I’m not a birdwatcher. There’s an owl living relatively nearby. I’m thinking once it warms up slightly and the snow goes away, I might go out and try to spot him. No particular reason why. I just find his calls comforting and would like to see the creature that is making them.
Depends on where you are and what kind of owl you are looking for.
In winter, owls can often be found in their day roosts, most frequently in conifer trees. Walk through a grove of pines or hemlocks, looking for a dark lump up high near the trunk. Also, owls can be sometimes be found near their nest sites in hollow trees. Great Horned Owls nest in February in the eastern US. You may be able to locate one by walking through the area where you heard one calling at night. Barn owls nest in barns or other abandoned buildings or under bridges.
Are you in New Jersey? What does the owl call sound like?
Go out while there’s still some snow, and look for owl pellets. That’ll tell you which trees he hangs in.
Hold it down very tightly and use a permanent marker. Repeat every few days.
You’re welcome.
For a beginner try the Strix occidentalis. You won’t need the marker. It is already spotted.
You can also look for “whitewash” on tree trunks or under branches, which will indicate the roost site.
And the nest of the Athene cunicularia is fairly well known. If you don’t know where it lives, some people might think you’re on crack!
I’d managed to get good enough at my owl imitations to be able to call them in-in which case they’ll often hoot back, and we’ll have this sort of “dialogue” back and forth. Haven’t done it much lately, because it can be a distraction in the breeding season at least.
Yours or theirs?
When do you here the calls?
I’ve spotted owls in the day before by looking for dark football-shaped spots deep in the branches of a tree, most often close to the trunk. Don’t be looking for a bird, per se, just be pattern scanning for footballs balanced on end on branches.
Once you find a football, look closer to make sure it’s not an owl.
Kinda silly, but it’s worked for me. Perching owls are football-shaped.
When I lived out in the country on about 20 acres, I had a family great horned owls (4 total) that would roost in my backyard on my son’s swingset every evening about dusk. They were looking for large bugs and rodents that were in our backyard. It was great watching them through the patio french doors about 30 feet away from the house. They were there year round.
The last time I saw an owl, it was a barred owl in my own backyard. I would never have known it had visited (I was inside at the time) were it not for a male cardinal, who was kicking up the most tremendous fuss.
I finally went outside to see what all the racket was, and saw the bright red cardinal in the fading light of dusk, flitting around - but not too near - a large huddled shape, and making more noise than you could believe. He was Very Righteously Pissed that the owl was there, and being very vocal about it.

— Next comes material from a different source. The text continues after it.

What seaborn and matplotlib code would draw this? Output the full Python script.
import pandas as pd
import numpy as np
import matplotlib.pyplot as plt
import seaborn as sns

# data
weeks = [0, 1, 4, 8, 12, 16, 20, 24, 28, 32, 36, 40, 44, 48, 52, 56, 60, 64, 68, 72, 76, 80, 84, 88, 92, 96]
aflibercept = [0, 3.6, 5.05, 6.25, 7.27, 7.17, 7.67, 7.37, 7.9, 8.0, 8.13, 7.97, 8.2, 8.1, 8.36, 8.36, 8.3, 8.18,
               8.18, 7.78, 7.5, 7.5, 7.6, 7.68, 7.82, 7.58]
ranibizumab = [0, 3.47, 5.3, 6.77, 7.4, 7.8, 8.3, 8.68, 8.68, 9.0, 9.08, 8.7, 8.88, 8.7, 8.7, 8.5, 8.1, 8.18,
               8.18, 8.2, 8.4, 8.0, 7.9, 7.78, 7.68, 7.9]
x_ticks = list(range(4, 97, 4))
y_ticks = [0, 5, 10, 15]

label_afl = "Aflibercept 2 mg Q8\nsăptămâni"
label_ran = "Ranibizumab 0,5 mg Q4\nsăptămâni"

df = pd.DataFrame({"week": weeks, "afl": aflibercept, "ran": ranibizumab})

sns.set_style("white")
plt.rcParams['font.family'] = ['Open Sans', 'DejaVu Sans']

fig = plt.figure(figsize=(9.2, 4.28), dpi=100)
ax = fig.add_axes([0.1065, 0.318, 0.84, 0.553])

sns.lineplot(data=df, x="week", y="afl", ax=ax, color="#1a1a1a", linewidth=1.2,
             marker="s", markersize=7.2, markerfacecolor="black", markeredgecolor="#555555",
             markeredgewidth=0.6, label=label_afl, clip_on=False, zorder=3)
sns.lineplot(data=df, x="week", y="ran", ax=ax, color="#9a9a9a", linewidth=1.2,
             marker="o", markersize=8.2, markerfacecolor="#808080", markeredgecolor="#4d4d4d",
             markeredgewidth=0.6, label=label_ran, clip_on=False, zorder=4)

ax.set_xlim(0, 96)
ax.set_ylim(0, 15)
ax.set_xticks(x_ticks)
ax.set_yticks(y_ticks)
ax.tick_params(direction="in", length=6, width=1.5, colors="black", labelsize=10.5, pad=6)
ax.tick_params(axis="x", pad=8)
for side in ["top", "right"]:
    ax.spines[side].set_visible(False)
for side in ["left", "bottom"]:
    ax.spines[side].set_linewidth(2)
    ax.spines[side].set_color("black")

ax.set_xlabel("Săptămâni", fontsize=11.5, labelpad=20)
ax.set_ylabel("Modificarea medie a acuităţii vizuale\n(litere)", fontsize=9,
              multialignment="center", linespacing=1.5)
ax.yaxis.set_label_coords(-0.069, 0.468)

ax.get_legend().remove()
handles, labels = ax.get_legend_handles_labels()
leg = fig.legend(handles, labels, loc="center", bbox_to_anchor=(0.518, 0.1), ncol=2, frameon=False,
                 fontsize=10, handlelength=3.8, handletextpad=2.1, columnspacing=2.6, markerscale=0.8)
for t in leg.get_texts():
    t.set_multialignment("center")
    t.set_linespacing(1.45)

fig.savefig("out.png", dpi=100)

Many birds pester owls, especially around nesting season, and blue jays and crows are particularly well-known for harassing owls until they leave. So my advice is to pay attention to the other littler birds around you. If something starts to *really *upset them … it might be your owl!
(In fact, just the other week as I was taking out the trash I heard a racket way up above me and looked up in time to see a huge hawk flying as fast as it could, and two crows flying behind and above it, where it couldn’t attack them, chasing it off.)

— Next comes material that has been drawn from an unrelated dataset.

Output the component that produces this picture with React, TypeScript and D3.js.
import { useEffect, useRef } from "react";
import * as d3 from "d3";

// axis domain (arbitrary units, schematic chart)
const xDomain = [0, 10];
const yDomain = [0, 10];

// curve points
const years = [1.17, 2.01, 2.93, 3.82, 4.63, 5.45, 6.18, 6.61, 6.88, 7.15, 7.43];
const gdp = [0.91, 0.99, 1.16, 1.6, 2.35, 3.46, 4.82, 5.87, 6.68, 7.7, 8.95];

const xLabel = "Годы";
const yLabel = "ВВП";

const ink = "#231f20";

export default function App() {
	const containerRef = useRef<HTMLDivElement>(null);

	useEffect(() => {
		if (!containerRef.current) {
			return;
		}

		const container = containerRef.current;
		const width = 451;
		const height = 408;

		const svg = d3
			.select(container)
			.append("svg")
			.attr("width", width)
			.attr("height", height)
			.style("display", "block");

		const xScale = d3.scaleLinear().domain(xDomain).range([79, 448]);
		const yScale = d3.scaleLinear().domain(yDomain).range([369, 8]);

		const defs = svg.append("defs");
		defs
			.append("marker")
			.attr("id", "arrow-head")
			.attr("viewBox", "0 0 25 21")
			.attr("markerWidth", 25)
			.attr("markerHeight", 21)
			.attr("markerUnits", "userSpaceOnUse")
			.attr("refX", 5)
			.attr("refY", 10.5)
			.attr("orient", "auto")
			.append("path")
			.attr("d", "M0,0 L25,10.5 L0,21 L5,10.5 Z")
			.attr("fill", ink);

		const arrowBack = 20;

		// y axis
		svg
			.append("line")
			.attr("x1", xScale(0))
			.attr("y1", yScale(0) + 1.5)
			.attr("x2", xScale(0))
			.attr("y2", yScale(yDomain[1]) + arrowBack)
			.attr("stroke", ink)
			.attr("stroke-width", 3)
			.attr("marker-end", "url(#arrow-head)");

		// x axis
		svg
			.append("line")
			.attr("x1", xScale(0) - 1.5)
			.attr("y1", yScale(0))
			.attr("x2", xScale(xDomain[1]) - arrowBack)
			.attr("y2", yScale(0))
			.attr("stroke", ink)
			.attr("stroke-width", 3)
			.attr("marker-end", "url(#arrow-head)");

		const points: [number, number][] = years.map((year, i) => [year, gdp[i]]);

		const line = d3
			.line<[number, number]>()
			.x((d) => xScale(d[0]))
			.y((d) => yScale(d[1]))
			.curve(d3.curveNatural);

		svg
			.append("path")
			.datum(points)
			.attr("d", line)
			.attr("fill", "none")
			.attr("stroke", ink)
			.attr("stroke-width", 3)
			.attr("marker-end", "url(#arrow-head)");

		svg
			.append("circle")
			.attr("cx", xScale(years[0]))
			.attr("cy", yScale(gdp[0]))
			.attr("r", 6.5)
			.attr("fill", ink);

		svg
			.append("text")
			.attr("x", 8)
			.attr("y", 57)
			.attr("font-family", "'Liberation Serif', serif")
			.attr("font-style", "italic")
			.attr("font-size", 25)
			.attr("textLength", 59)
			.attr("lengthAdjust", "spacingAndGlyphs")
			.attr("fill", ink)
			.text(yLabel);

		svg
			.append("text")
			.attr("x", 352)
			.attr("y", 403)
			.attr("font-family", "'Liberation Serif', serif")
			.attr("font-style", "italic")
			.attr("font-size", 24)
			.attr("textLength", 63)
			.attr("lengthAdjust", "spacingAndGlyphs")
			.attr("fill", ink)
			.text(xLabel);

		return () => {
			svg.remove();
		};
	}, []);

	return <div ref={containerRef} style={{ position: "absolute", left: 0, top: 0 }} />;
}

Good point. This can be a excellent way to find owls. If you see a bunch of birds squawking and flying around in a small area, try to find what is the center of their attention. Often it will be an owl semi-concealed in a bunch of leaves.
The first Snowy Owl I ever saw was on the roof of my neighbor’s house in the Bronx. As I left my house, I heard a bunch of crows going nuts in the backyard. I went to see what they had, expecting it to be a Red-tailed Hawk. Amazingly, it was a Snowy Owl sitting on the roof and looking very pissed off.
Spotting owls will not change their endangered status. Spotted owls are supposed to be that way naturally.
And how did it get your number?
Once you find where the owl roosts, inspection of the ground beneath the tree can lead to finding castings (indigestible stuff).
Yes, Southern NJ. It sounds a lot like this, which is identified on the referring page as a great horned owl.
Great Horneds are pretty common and relatively easy to see because of their size. I do the Audubon Christmas count in the Bronx every year in Pelham Bay Park. We almost always get a few by looking for roosting birds in pine and hemlock groves, or around a known nest in a hollow tree. More often than not, the birds are actually located for us by Blue Jays or crows that are harassing them.
Is it best to go during the day, dusk, night? All I’ve got is a set of binoculars and a set of ears. I hear him mostly at night, but I don’t think he commutes to work; he’s probably there in the daytime too.